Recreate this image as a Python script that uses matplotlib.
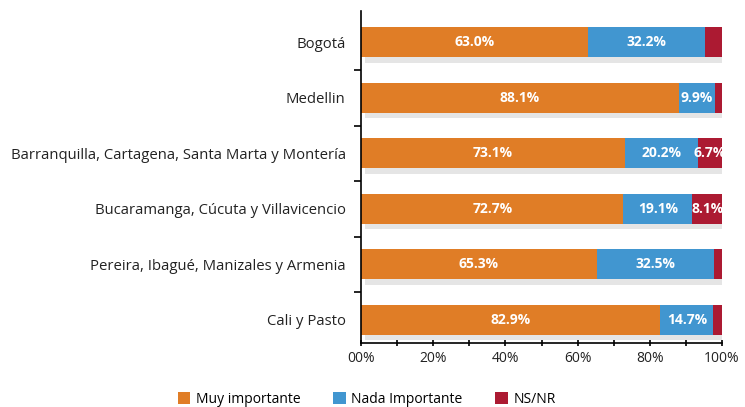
import matplotlib
matplotlib.use("Agg")
import matplotlib.pyplot as plt
import matplotlib.patheffects as pe
from matplotlib.patches import Patch
from matplotlib.ticker import MultipleLocator, FixedLocator

plt.rcParams["font.family"] = ["Open Sans", "DejaVu Sans"]

ciudades = ["Bogotá", "Medellin", "Barranquilla, Cartagena, Santa Marta y Montería",
            "Bucaramanga, Cúcuta y Villavicencio", "Pereira, Ibagué, Manizales y Armenia",
            "Cali y Pasto"]
muy_importante = [63.0, 88.1, 73.1, 72.7, 65.3, 82.9]
nada_importante = [32.2, 9.9, 20.2, 19.1, 32.5, 14.7]
ns_nr = [4.8, 2.0, 6.7, 8.1, 2.2, 2.4]
series = ["Muy importante", "Nada Importante", "NS/NR"]
colores = ["#E07D26", "#4196D0", "#AC1A32"]
xtick_labels = ["00%", "20%", "40%", "60%", "80%", "100%"]

fig = plt.figure(figsize=(7.45, 4.07), dpi=100)
ax = fig.add_axes([0.4846, 0.157, 0.4846, 0.815])

y = list(range(len(ciudades)))
shadow = [pe.SimplePatchShadow(offset=(3, -4), shadow_rgbFace="#aaaaaa", alpha=0.3), pe.Normal()]

left = [0.0] * len(ciudades)
for vals, col in zip([muy_importante, nada_importante, ns_nr], colores):
    bars = ax.barh(y, vals, left=left, height=0.54, color=col, linewidth=0)
    for b in bars:
        b.set_path_effects(shadow)
    left = [l + v for l, v in zip(left, vals)]

for i in range(len(ciudades)):
    ax.text(muy_importante[i] / 2, i, f"{muy_importante[i]:.1f}%", ha="center", va="center",
            color="white", fontsize=10, fontweight="bold")
    ax.text(muy_importante[i] + nada_importante[i] / 2, i, f"{nada_importante[i]:.1f}%",
            ha="center", va="center", color="white", fontsize=10, fontweight="bold")
    if ns_nr[i] > 5:
        ax.text(muy_importante[i] + nada_importante[i] + ns_nr[i] / 2, i, f"{ns_nr[i]:.1f}%",
                ha="center", va="center", color="white", fontsize=10, fontweight="bold")

ax.set_xlim(0, 100)
ax.set_ylim(5.42, -0.56)
ax.set_xticks([0, 20, 40, 60, 80, 100])
ax.set_xticklabels(xtick_labels, fontsize=10, color="#222222")
ax.xaxis.set_minor_locator(MultipleLocator(10))
ax.set_yticks(y)
ax.set_yticklabels(ciudades, fontsize=10.7, color="#222222")
ax.yaxis.set_minor_locator(FixedLocator([i + 0.5 for i in range(len(ciudades) - 1)]))
ax.tick_params(axis="y", which="major", length=0, pad=11)
ax.tick_params(axis="y", which="minor", length=5, width=1.2, direction="out")
ax.tick_params(axis="x", which="both", length=5, width=1.2, direction="inout")
for s in ["top", "right"]:
    ax.spines[s].set_visible(False)
ax.spines["left"].set_linewidth(1.2)
ax.spines["bottom"].set_linewidth(1.2)

handles = [Patch(facecolor=c, edgecolor="none") for c in colores]
fig.legend(handles, series, loc="lower left", bbox_to_anchor=(0.222, -0.03), ncol=3,
           frameon=False, fontsize=10, handlelength=0.9, handleheight=0.9,
           handletextpad=0.4, columnspacing=2.35)

fig.savefig("out.png", dpi=100)
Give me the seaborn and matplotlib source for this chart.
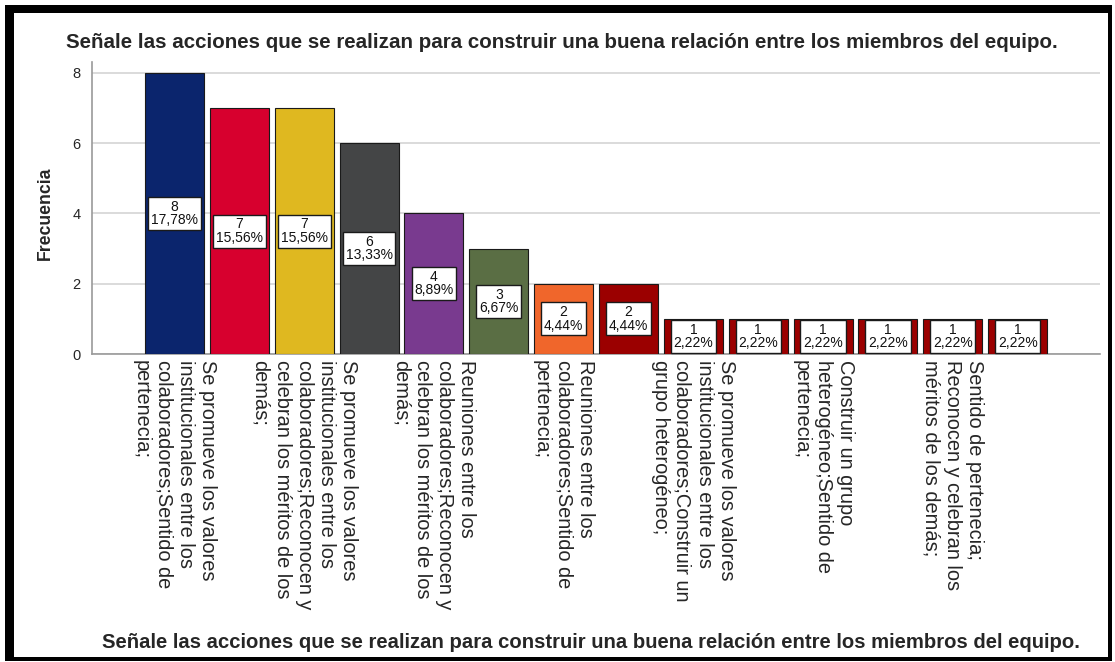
import matplotlib
matplotlib.use("Agg")
import matplotlib.pyplot as plt
import seaborn as sns
import pandas as pd
from matplotlib.patches import Rectangle

# ---- data ----
counts = [8, 7, 7, 6, 4, 3, 2, 2, 1, 1, 1, 1, 1, 1]
tick_labels = [
    "Se promueve los valores\ninstitucionales entre los\ncolaboradores;Sentido de\npertenecia;",
    "",
    "Se promueve los valores\ninstitucionales entre los\ncolaboradores;Reconocen y\ncelebran los méritos de los\ndemás;",
    "",
    "Reuniones entre los\ncolaboradores;Reconocen y\ncelebran los méritos de los\ndemás;",
    "",
    "Reuniones entre los\ncolaboradores;Sentido de\npertenecia;",
    "",
    "Se promueve los valores\ninstitucionales entre los\ncolaboradores;Construir un\ngrupo heterogéneo;",
    "",
    "Construir un grupo\nheterogéneo;Sentido de\npertenecia;",
    "",
    "Sentido de pertenecia;\nReconocen y celebran los\nméritos de los demás;",
    "",
]
bar_colors = ["#0b256d", "#d7002e", "#dfb820", "#444546", "#793a8f", "#5a6e44",
              "#f0662b", "#9b0000", "#9b0000", "#9b0000", "#9b0000", "#9b0000",
              "#9b0000", "#9b0000"]
title_text = "Señale las acciones que se realizan para construir una buena relación entre los miembros del equipo."
y_label = "Frecuencia"
y_ticks = [0, 2, 4, 6, 8]

sns.set_theme(style="white")
plt.rcParams["font.family"] = ["Liberation Sans", "DejaVu Sans"]

W, H = 1115, 662
fig = plt.figure(figsize=(W / 100, H / 100), dpi=100)
ax = fig.add_axes([91.7 / W, 1 - 354 / H, (1100 - 91.7) / W, (354 - 62) / H])

pos = list(range(len(counts)))
df = pd.DataFrame({"pos": pos, "count": counts})
sns.barplot(data=df, x="pos", y="count", hue="pos", palette=bar_colors,
            legend=False, width=0.91, edgecolor="#1a1a1a", linewidth=0.8,
            saturation=1, ax=ax, zorder=3)

total = sum(counts)
for i, c in enumerate(counts):
    pct = f"{c / total * 100:.2f}".replace(".", ",")
    ax.text(i, c / 2, f"{c}\n{pct}%", ha="center", va="center", fontsize=10,
            linespacing=0.95, zorder=5, color="#111111",
            bbox=dict(boxstyle="square,pad=0.2", fc="white", ec="#1a1a1a", lw=1.0))

ax.set_xlim(-1.277, len(counts) - 1 + 1.27)
ax.set_ylim(0, 8.31)
ax.set_yticks(y_ticks)
ax.set_yticklabels([str(t) for t in y_ticks], fontsize=10.5)
ax.set_xticks(pos)
ax.set_xticklabels(tick_labels, rotation=-90, fontsize=14.4, va="top", ha="center",
                   multialignment="left", linespacing=1.2)
ax.tick_params(axis="x", length=0, pad=4)
ax.tick_params(axis="y", length=0, pad=8)
ax.yaxis.grid(True, color="#d4d4d4", linewidth=1.2, zorder=0)
ax.set_axisbelow(True)
for s in ["top", "right"]:
    ax.spines[s].set_visible(False)
for s in ["left", "bottom"]:
    ax.spines[s].set_color("#9a9a9a")
    ax.spines[s].set_linewidth(1.2)
ax.set_xlabel("")
ax.set_ylabel("")

fig.text(45 / W, 1 - 213 / H, y_label, rotation=90, ha="center", va="center",
         fontsize=12.7, fontweight="bold")
fig.text(561.5 / W, 1 - 43 / H, title_text, ha="center", va="center",
         fontsize=14.8, fontweight="bold")
fig.text(591 / W, 1 - 643 / H, title_text, ha="center", va="center",
         fontsize=14.6, fontweight="bold")

# black frame
def px_rect(x0, y0, x1, y1):
    fig.add_artist(Rectangle((x0 / W, 1 - y1 / H), (x1 - x0) / W, (y1 - y0) / H,
                             transform=fig.transFigure, color="black", lw=0, zorder=10))

px_rect(5, 5, 1112, 13)
px_rect(5, 5, 14, 661)
px_rect(1108, 5, 1112, 661)
px_rect(5, 657, 1112, 661)

fig.savefig("out.png", dpi=100)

==*==

## [YOUR INSTRUCTIONS]
Set down the records in full and exactly. Do not carry over any image.

## [WRITTEN RESPONSE]
Recreate this image as a Python script that uses matplotlib.
import matplotlib
matplotlib.use("Agg")
import matplotlib.pyplot as plt
import matplotlib.patheffects as pe
from matplotlib.patches import Patch
from matplotlib.ticker import MultipleLocator, FixedLocator

plt.rcParams["font.family"] = ["Open Sans", "DejaVu Sans"]

ciudades = ["Bogotá", "Medellin", "Barranquilla, Cartagena, Santa Marta y Montería",
            "Bucaramanga, Cúcuta y Villavicencio", "Pereira, Ibagué, Manizales y Armenia",
            "Cali y Pasto"]
muy_importante = [63.0, 88.1, 73.1, 72.7, 65.3, 82.9]
nada_importante = [32.2, 9.9, 20.2, 19.1, 32.5, 14.7]
ns_nr = [4.8, 2.0, 6.7, 8.1, 2.2, 2.4]
series = ["Muy importante", "Nada Importante", "NS/NR"]
colores = ["#E07D26", "#4196D0", "#AC1A32"]
xtick_labels = ["00%", "20%", "40%", "60%", "80%", "100%"]

fig = plt.figure(figsize=(7.45, 4.07), dpi=100)
ax = fig.add_axes([0.4846, 0.157, 0.4846, 0.815])

y = list(range(len(ciudades)))
shadow = [pe.SimplePatchShadow(offset=(3, -4), shadow_rgbFace="#aaaaaa", alpha=0.3), pe.Normal()]

left = [0.0] * len(ciudades)
for vals, col in zip([muy_importante, nada_importante, ns_nr], colores):
    bars = ax.barh(y, vals, left=left, height=0.54, color=col, linewidth=0)
    for b in bars:
        b.set_path_effects(shadow)
    left = [l + v for l, v in zip(left, vals)]

for i in range(len(ciudades)):
    ax.text(muy_importante[i] / 2, i, f"{muy_importante[i]:.1f}%", ha="center", va="center",
            color="white", fontsize=10, fontweight="bold")
    ax.text(muy_importante[i] + nada_importante[i] / 2, i, f"{nada_importante[i]:.1f}%",
            ha="center", va="center", color="white", fontsize=10, fontweight="bold")
    if ns_nr[i] > 5:
        ax.text(muy_importante[i] + nada_importante[i] + ns_nr[i] / 2, i, f"{ns_nr[i]:.1f}%",
                ha="center", va="center", color="white", fontsize=10, fontweight="bold")

ax.set_xlim(0, 100)
ax.set_ylim(5.42, -0.56)
ax.set_xticks([0, 20, 40, 60, 80, 100])
ax.set_xticklabels(xtick_labels, fontsize=10, color="#222222")
ax.xaxis.set_minor_locator(MultipleLocator(10))
ax.set_yticks(y)
ax.set_yticklabels(ciudades, fontsize=10.7, color="#222222")
ax.yaxis.set_minor_locator(FixedLocator([i + 0.5 for i in range(len(ciudades) - 1)]))
ax.tick_params(axis="y", which="major", length=0, pad=11)
ax.tick_params(axis="y", which="minor", length=5, width=1.2, direction="out")
ax.tick_params(axis="x", which="both", length=5, width=1.2, direction="inout")
for s in ["top", "right"]:
    ax.spines[s].set_visible(False)
ax.spines["left"].set_linewidth(1.2)
ax.spines["bottom"].set_linewidth(1.2)

handles = [Patch(facecolor=c, edgecolor="none") for c in colores]
fig.legend(handles, series, loc="lower left", bbox_to_anchor=(0.222, -0.03), ncol=3,
           frameon=False, fontsize=10, handlelength=0.9, handleheight=0.9,
           handletextpad=0.4, columnspacing=2.35)

fig.savefig("out.png", dpi=100)
Give me the seaborn and matplotlib source for this chart.
import matplotlib
matplotlib.use("Agg")
import matplotlib.pyplot as plt
import seaborn as sns
import pandas as pd
from matplotlib.patches import Rectangle

# ---- data ----
counts = [8, 7, 7, 6, 4, 3, 2, 2, 1, 1, 1, 1, 1, 1]
tick_labels = [
    "Se promueve los valores\ninstitucionales entre los\ncolaboradores;Sentido de\npertenecia;",
    "",
    "Se promueve los valores\ninstitucionales entre los\ncolaboradores;Reconocen y\ncelebran los méritos de los\ndemás;",
    "",
    "Reuniones entre los\ncolaboradores;Reconocen y\ncelebran los méritos de los\ndemás;",
    "",
    "Reuniones entre los\ncolaboradores;Sentido de\npertenecia;",
    "",
    "Se promueve los valores\ninstitucionales entre los\ncolaboradores;Construir un\ngrupo heterogéneo;",
    "",
    "Construir un grupo\nheterogéneo;Sentido de\npertenecia;",
    "",
    "Sentido de pertenecia;\nReconocen y celebran los\nméritos de los demás;",
    "",
]
bar_colors = ["#0b256d", "#d7002e", "#dfb820", "#444546", "#793a8f", "#5a6e44",
              "#f0662b", "#9b0000", "#9b0000", "#9b0000", "#9b0000", "#9b0000",
              "#9b0000", "#9b0000"]
title_text = "Señale las acciones que se realizan para construir una buena relación entre los miembros del equipo."
y_label = "Frecuencia"
y_ticks = [0, 2, 4, 6, 8]

sns.set_theme(style="white")
plt.rcParams["font.family"] = ["Liberation Sans", "DejaVu Sans"]

W, H = 1115, 662
fig = plt.figure(figsize=(W / 100, H / 100), dpi=100)
ax = fig.add_axes([91.7 / W, 1 - 354 / H, (1100 - 91.7) / W, (354 - 62) / H])

pos = list(range(len(counts)))
df = pd.DataFrame({"pos": pos, "count": counts})
sns.barplot(data=df, x="pos", y="count", hue="pos", palette=bar_colors,
            legend=False, width=0.91, edgecolor="#1a1a1a", linewidth=0.8,
            saturation=1, ax=ax, zorder=3)

total = sum(counts)
for i, c in enumerate(counts):
    pct = f"{c / total * 100:.2f}".replace(".", ",")
    ax.text(i, c / 2, f"{c}\n{pct}%", ha="center", va="center", fontsize=10,
            linespacing=0.95, zorder=5, color="#111111",
            bbox=dict(boxstyle="square,pad=0.2", fc="white", ec="#1a1a1a", lw=1.0))

ax.set_xlim(-1.277, len(counts) - 1 + 1.27)
ax.set_ylim(0, 8.31)
ax.set_yticks(y_ticks)
ax.set_yticklabels([str(t) for t in y_ticks], fontsize=10.5)
ax.set_xticks(pos)
ax.set_xticklabels(tick_labels, rotation=-90, fontsize=14.4, va="top", ha="center",
                   multialignment="left", linespacing=1.2)
ax.tick_params(axis="x", length=0, pad=4)
ax.tick_params(axis="y", length=0, pad=8)
ax.yaxis.grid(True, color="#d4d4d4", linewidth=1.2, zorder=0)
ax.set_axisbelow(True)
for s in ["top", "right"]:
    ax.spines[s].set_visible(False)
for s in ["left", "bottom"]:
    ax.spines[s].set_color("#9a9a9a")
    ax.spines[s].set_linewidth(1.2)
ax.set_xlabel("")
ax.set_ylabel("")

fig.text(45 / W, 1 - 213 / H, y_label, rotation=90, ha="center", va="center",
         fontsize=12.7, fontweight="bold")
fig.text(561.5 / W, 1 - 43 / H, title_text, ha="center", va="center",
         fontsize=14.8, fontweight="bold")
fig.text(591 / W, 1 - 643 / H, title_text, ha="center", va="center",
         fontsize=14.6, fontweight="bold")

# black frame
def px_rect(x0, y0, x1, y1):
    fig.add_artist(Rectangle((x0 / W, 1 - y1 / H), (x1 - x0) / W, (y1 - y0) / H,
                             transform=fig.transFigure, color="black", lw=0, zorder=10))

px_rect(5, 5, 1112, 13)
px_rect(5, 5, 14, 661)
px_rect(1108, 5, 1112, 661)
px_rect(5, 657, 1112, 661)

fig.savefig("out.png", dpi=100)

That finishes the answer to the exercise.